Why does Cuba have more physicians per capita than the United States? Cuba is basically a third-world country. So what are we…a fourth world country? The American Medical Association is responsible. They run everything having to do with medicine in this country. We afford them all the respect, perks, privileges wealth and position in society that we feel is due the highly skilled and educated. So it is fitting that they take the responsibility for this situation that they have caused…namely, the restriction and rationing of medical doctors. Shame on them for their arrogance and avarice.

Let’s be honest. This is not a situation that President Obama created or had anything to do with. He simply recognized the devastation that lack of health care can cause among the weak and powerless in our society. Typical of our “great American enterprise,” only when our personal ox is gored do many of us actually stand up and be counted for our fellow neighbors. The fact is that the doctors, at least, often work 80 hours a week trying to keep us healthy.

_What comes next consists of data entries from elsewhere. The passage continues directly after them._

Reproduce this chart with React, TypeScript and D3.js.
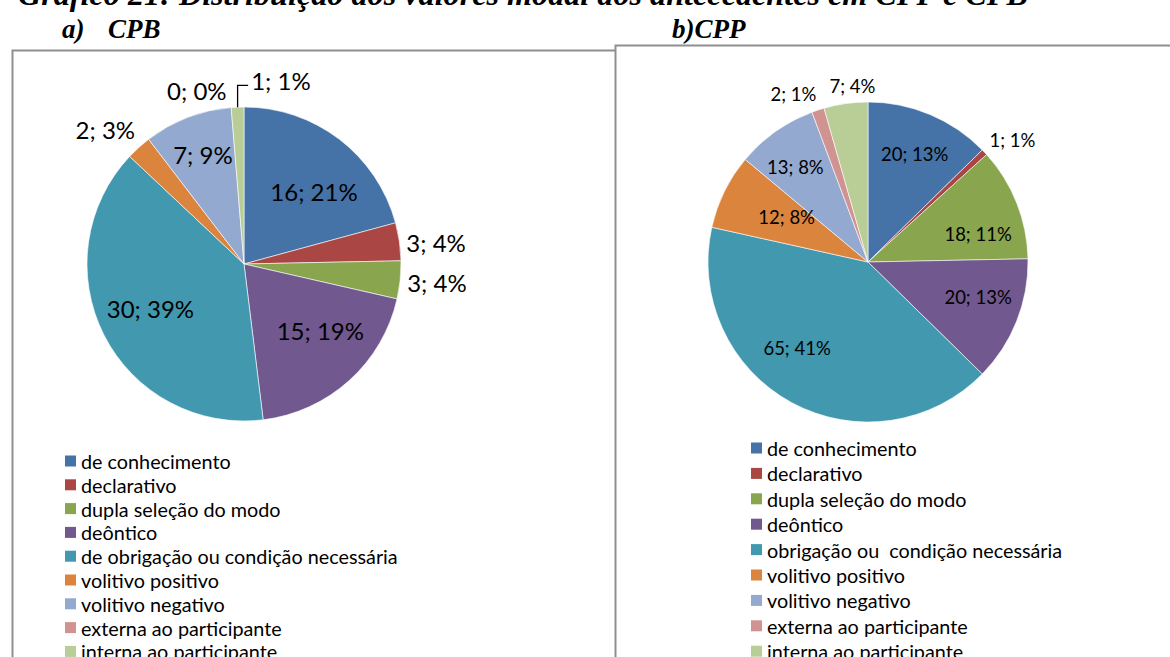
import React from "react";
import * as d3 from "d3";

// ---------- data ----------
const CATEGORIES_CPB = [
  "de conhecimento",
  "declarativo",
  "dupla seleção do modo",
  "deôntico",
  "de obrigação ou condição necessária",
  "volitivo positivo",
  "volitivo negativo",
  "externa ao participante",
  "interna ao participante",
];
const CATEGORIES_CPP = [
  "de conhecimento",
  "declarativo",
  "dupla seleção do modo",
  "deôntico",
  "obrigação ou  condição necessária",
  "volitivo positivo",
  "volitivo negativo",
  "externa ao participante",
  "interna ao participante",
];
const VALUES_CPB = [16, 3, 3, 15, 30, 2, 7, 0, 1];
const VALUES_CPP = [20, 1, 18, 20, 65, 12, 13, 2, 7];

const COLORS = [
  "#4572A7",
  "#AA4643",
  "#89A54E",
  "#71588F",
  "#4198AF",
  "#DB843D",
  "#93A9CF",
  "#D19392",
  "#B9CD96",
];

const MAIN_TITLE = "Gráfico 21: Distribuição dos valores modal dos antecedentes em CPP e CPB";

// label placement styling (not data)
const LABEL_MODE_CPB = ["in", "out", "out", "in", "in", "out", "in", "out", "out"];
const LABEL_NUDGE_CPB: [number, number][] = [
  [9, 7], [0, 5], [0, 0], [9, -8], [-4, -1], [1, -3], [-5, -16], [-29, 0], [46, -10],
];
const LEADER_CPB = [false, false, false, false, false, false, false, false, true];

const LABEL_MODE_CPP = ["in", "out", "in", "in", "in", "in", "in", "out", "out"];
const LABEL_NUDGE_CPP: [number, number][] = [
  [2, -2], [0, 0], [3, 14], [3, -7], [-16, -15], [22, 6], [-6, -1], [-8, -2], [14, -3],
];
const LEADER_CPP = [false, false, false, false, false, false, false, false, false];

const SANS = "Lato, 'Open Sans', sans-serif";
const SERIF = "'Liberation Serif', 'Times New Roman', serif";

let measureCtx: CanvasRenderingContext2D | null = null;
function textWidth(t: string, size: number) {
  if (!measureCtx) measureCtx = document.createElement("canvas").getContext("2d");
  if (!measureCtx) return t.length * size * 0.5;
  measureCtx.font = `${size}px Lato`;
  return measureCtx.measureText(t).width;
}

type PieProps = {
  cx: number;
  cy: number;
  r: number;
  values: number[];
  modes: string[];
  nudges: [number, number][];
  leaders: boolean[];
  fontSize: number;
  inFrac: number;
};

function Pie({ cx, cy, r, values, modes, nudges, leaders, fontSize, inFrac }: PieProps) {
  const total = d3.sum(values);
  const arcs = d3
    .pie<number>()
    .sort(null)
    .value((d) => d)
    .startAngle(0)
    .endAngle(2 * Math.PI)(values);
  const arcGen = d3.arc<d3.PieArcDatum<number>>().innerRadius(0).outerRadius(r);
  const clamp = (v: number) => Math.max(-1, Math.min(1, v));

  return (
    <g transform={`translate(${cx},${cy})`}>
      {arcs.map((a, i) =>
        a.endAngle > a.startAngle ? (
          <path key={"s" + i} d={arcGen(a) || ""} fill={COLORS[i]} stroke="#ffffff" strokeWidth={0.6} />
        ) : null
      )}
      {arcs.map((a, i) => {
        const v = values[i];
        const pct = Math.round((v / total) * 100);
        const label = `${v}; ${pct}%`;
        const mid = (a.startAngle + a.endAngle) / 2;
        const s = Math.sin(mid);
        const c = Math.cos(mid);
        let x: number, y: number;
        const w = textWidth(label, fontSize);
        const h = fontSize * 0.8;
        const px = s * r;
        const py = -c * r;
        if (modes[i] === "in") {
          x = s * r * inFrac;
          y = -c * r * inFrac;
        } else {
          const pad = 7;
          x = px + s * pad + (w / 2) * clamp(2 * s);
          y = py - c * pad - (h / 2) * clamp(2 * c);
        }
        x += nudges[i][0];
        y += nudges[i][1];
        const leaderY = y + fontSize * 0.2;
        return (
          <g key={"l" + i}>
            {leaders[i] ? (
              <polyline
                points={`${px},${py} ${px},${leaderY} ${x - w / 2 - 3},${leaderY}`}
                fill="none"
                stroke="#000"
                strokeWidth={1.3}
              />
            ) : null}
            <text
              x={x}
              y={y}
              textAnchor="middle"
              dominantBaseline="central"
              fontFamily={SANS}
              fontSize={fontSize}
              fill="#000"
            >
              {label}
            </text>
          </g>
        );
      })}
    </g>
  );
}

function Legend({ x, y, step, names, fontSize }: { x: number; y: number; step: number; names: string[]; fontSize: number }) {
  return (
    <g>
      {names.map((n, i) => (
        <g key={i} transform={`translate(${x},${y + i * step})`}>
          <rect x={0} y={-5.5} width={11} height={11} fill={COLORS[i]} />
          <text
            x={16}
            y={0}
            dominantBaseline="central"
            fontFamily={SANS}
            fontSize={fontSize}
            fill="#000"
            style={{ whiteSpace: "pre" }}
          >
            {n}
          </text>
        </g>
      ))}
    </g>
  );
}

export default function App() {
  return (
    <svg
      width={1170}
      height={657}
      viewBox="0 0 1170 657"
      style={{ position: "absolute", left: 0, top: 0, background: "#fff" }}
    >
      <rect x={0} y={0} width={1170} height={657} fill="#fff" />
      <text x={18} y={5} fontFamily={SERIF} fontWeight="bold" fontStyle="italic" fontSize={32.2} fill="#000">
        {MAIN_TITLE}
      </text>
      <text x={62} y={38} fontFamily={SERIF} fontWeight="bold" fontStyle="italic" fontSize={27} fill="#000">
        a)
      </text>
      <text x={108} y={38} fontFamily={SERIF} fontWeight="bold" fontStyle="italic" fontSize={27} fill="#000">
        CPB
      </text>
      <text x={672} y={38} fontFamily={SERIF} fontWeight="bold" fontStyle="italic" fontSize={27} fill="#000">
        b)CPP
      </text>

      {/* panel frames */}
      <path d="M12.5,660 L12.5,50.5 L615,50.5" fill="none" stroke="#8f8f8f" strokeWidth={2} />
      <path d="M615.5,660 L615.5,45.5 L1172,45.5" fill="none" stroke="#8f8f8f" strokeWidth={2} />

      <Pie
        cx={244}
        cy={264}
        r={157}
        values={VALUES_CPB}
        modes={LABEL_MODE_CPB}
        nudges={LABEL_NUDGE_CPB}
        leaders={LEADER_CPB}
        fontSize={24}
        inFrac={0.64}
      />
      <Pie
        cx={868}
        cy={262}
        r={160}
        values={VALUES_CPP}
        modes={LABEL_MODE_CPP}
        nudges={LABEL_NUDGE_CPP}
        leaders={LEADER_CPP}
        fontSize={18.5}
        inFrac={0.72}
      />

      <Legend x={65} y={461} step={23.8} names={CATEGORIES_CPB} fontSize={19.8} />
      <Legend x={751} y={448} step={25.4} names={CATEGORIES_CPP} fontSize={19.8} />
    </svg>
  );
}
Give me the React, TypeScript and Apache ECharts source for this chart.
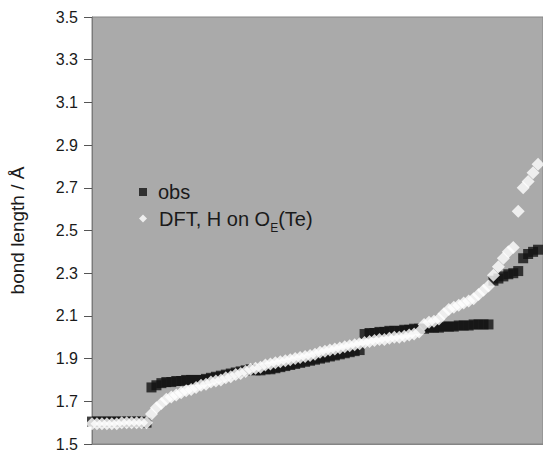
import React, { useEffect, useRef } from "react";
import * as echarts from "echarts";

// y-axis tick labels (bond length / Å)
const yTicks = ["1.5", "1.7", "1.9", "2.1", "2.3", "2.5", "2.7", "2.9", "3.1", "3.3", "3.5"];

// observed bond lengths (sorted bond index 0..90)
const obs = [
  1.605, 1.605, 1.605, 1.605, 1.605, 1.605, 1.605, 1.605, 1.605, 1.605, 1.605, 1.60,
  1.765, 1.775, 1.785, 1.79, 1.79, 1.795, 1.795, 1.80, 1.80, 1.80,
  1.80, 1.805, 1.81, 1.815, 1.82, 1.825, 1.83, 1.835, 1.84, 1.845,
  1.85, 1.845, 1.845, 1.85, 1.85, 1.855, 1.86, 1.865, 1.87, 1.875,
  1.88, 1.885, 1.89, 1.895, 1.90, 1.905, 1.91, 1.915, 1.92, 1.925,
  1.93, 1.935, 1.94, 2.015, 2.02, 2.02, 2.025, 2.025, 2.03, 2.03,
  2.03, 2.035, 2.035, 2.04, 2.04, 2.04, 2.045, 2.045, 2.045, 2.05,
  2.05, 2.05, 2.055, 2.055, 2.055, 2.06, 2.06, 2.06, 2.06, 2.265,
  2.275, 2.285, 2.295, 2.30, 2.31, 2.37, 2.39, 2.40, 2.41,
];

// DFT, H on O_E(Te)
const dft = [
  1.595, 1.595, 1.595, 1.595, 1.595, 1.595, 1.60, 1.60, 1.60, 1.60, 1.60, 1.60,
  1.64, 1.67, 1.69, 1.71, 1.72, 1.73, 1.74, 1.75, 1.755, 1.765,
  1.775, 1.78, 1.79, 1.795, 1.80, 1.81, 1.815, 1.825, 1.83, 1.84,
  1.85, 1.855, 1.86, 1.87, 1.875, 1.88, 1.885, 1.89, 1.895, 1.90,
  1.905, 1.91, 1.915, 1.92, 1.93, 1.935, 1.94, 1.945, 1.95, 1.955,
  1.96, 1.965, 1.97, 1.975, 1.98, 1.985, 1.99, 1.99, 1.995, 2.00,
  2.00, 2.005, 2.01, 2.015, 2.025, 2.06, 2.07, 2.075, 2.085, 2.11,
  2.13, 2.14, 2.15, 2.16, 2.17, 2.18, 2.20, 2.22, 2.24, 2.29,
  2.33, 2.37, 2.40, 2.42, 2.59, 2.70, 2.73, 2.77, 2.81,
];

const OBS_NAME = "obs";
const DFT_NAME = "DFT, H on OE(Te)";

const FONT = "'Liberation Sans', Arial, sans-serif";

export default function App() {
  const ref = useRef<HTMLDivElement>(null);

  useEffect(() => {
    if (!ref.current) return;
    const chart = echarts.init(ref.current, undefined, { renderer: "svg" });
    const toPts = (arr: number[]) => arr.map((v, i) => [i, v]);
    chart.setOption({
      animation: false,
      backgroundColor: "#ffffff",
      textStyle: { fontFamily: FONT },
      grid: {
        left: 90,
        top: 17,
        right: -2,
        bottom: 6,
        show: true,
        backgroundColor: "#aaaaaa",
        borderColor: "#858585",
        borderWidth: 1,
      },
      legend: [
        {
          data: [OBS_NAME],
          left: 134,
          top: 177,
          itemWidth: 8,
          itemHeight: 8,
          icon: "rect",
          formatter: () => "{sp|}{n|obs}",
          textStyle: {
            fontFamily: FONT,
            fontSize: 20,
            color: "#1a1a1a",
            rich: {
              sp: { width: 6 },
              n: { fontFamily: FONT, fontSize: 20, lineHeight: 20, color: "#1a1a1a" },
            },
          },
        },
        {
          data: [DFT_NAME],
          left: 134,
          top: 203.5,
          itemWidth: 8,
          itemHeight: 8,
          icon: "diamond",
          formatter: () => "{sp|}{n|DFT, H on O}{s|E}{n|(Te)}",
          textStyle: {
            fontFamily: FONT,
            fontSize: 20,
            color: "#1a1a1a",
            rich: {
              sp: { width: 7 },
              n: { fontFamily: FONT, fontSize: 20, lineHeight: 30, color: "#1a1a1a" },
              s: { fontFamily: FONT, fontSize: 12, lineHeight: 12, verticalAlign: "bottom", color: "#1a1a1a" },
            },
          },
        },
      ],
      xAxis: {
        type: "value",
        min: 0,
        max: 91,
        axisLine: { show: true, lineStyle: { color: "#858585", width: 1 } },
        axisTick: { show: false },
        axisLabel: { show: false },
        splitLine: { show: false },
      },
      yAxis: {
        type: "value",
        min: 1.5,
        max: 3.5,
        interval: 0.2,
        name: "bond length / Å",
        nameLocation: "middle",
        nameGap: 65,
        nameTextStyle: { fontFamily: FONT, fontSize: 19, color: "#1a1a1a" },
        axisLine: { show: true, lineStyle: { color: "#7a7a7a", width: 1 } },
        axisTick: { show: true, inside: false, length: 8, lineStyle: { color: "#555555" } },
        axisLabel: {
          margin: 14,
          fontFamily: FONT,
          fontSize: 16,
          color: "#1a1a1a",
          formatter: (v: number) => {
            const s = v.toFixed(1);
            return yTicks.includes(s) ? s : "";
          },
        },
        splitLine: { show: false },
      },
      series: [
        {
          name: OBS_NAME,
          type: "scatter",
          symbol: "rect",
          symbolSize: 10,
          itemStyle: { color: "#111111" },
          data: toPts(obs),
          z: 2,
        },
        {
          name: DFT_NAME,
          type: "scatter",
          symbol: "diamond",
          symbolSize: 13,
          itemStyle: { color: "#ffffff" },
          data: toPts(dft),
          z: 3,
        },
      ],
    });
    return () => chart.dispose();
  }, []);

  return (
    <div
      ref={ref}
      style={{ position: "absolute", left: 0, top: 0, width: 543, height: 452 }}
    />
  );
}
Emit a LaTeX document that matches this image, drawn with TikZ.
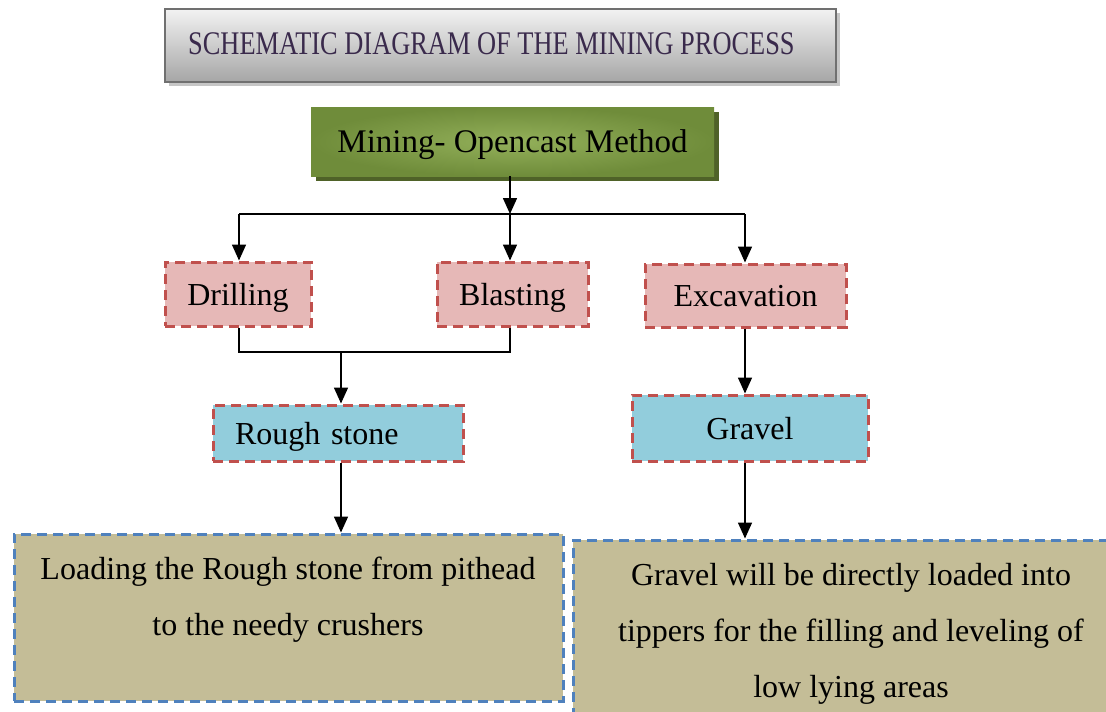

Consequently, only when the economic conditions of health insurance became so chaotic that the middle-class and the upper-middle class began to suffer personal disasters, did the public take up the cause and support health care reform. Now that health care reform has been challenged by the huge monopolistic insurance companies, many of the public in the polls at least have backed down. Suddenly, they are not so sure about health care reform if it is going to cost them something, or make life the slightest bit less convenient.

We shouldn’t be attacking government. We voted for them…many of us did…these lying Neocon Obstructionists. We should be attacking our fellow citizens for their greed and stupidity and their sloth and their stupid, racist tea parties. They won’t lift a finger to help their neighbor or their fellow citizen to a better life. Yes, let’s pull a Cheney on them. You’re either for health care reform or you’re a traitor!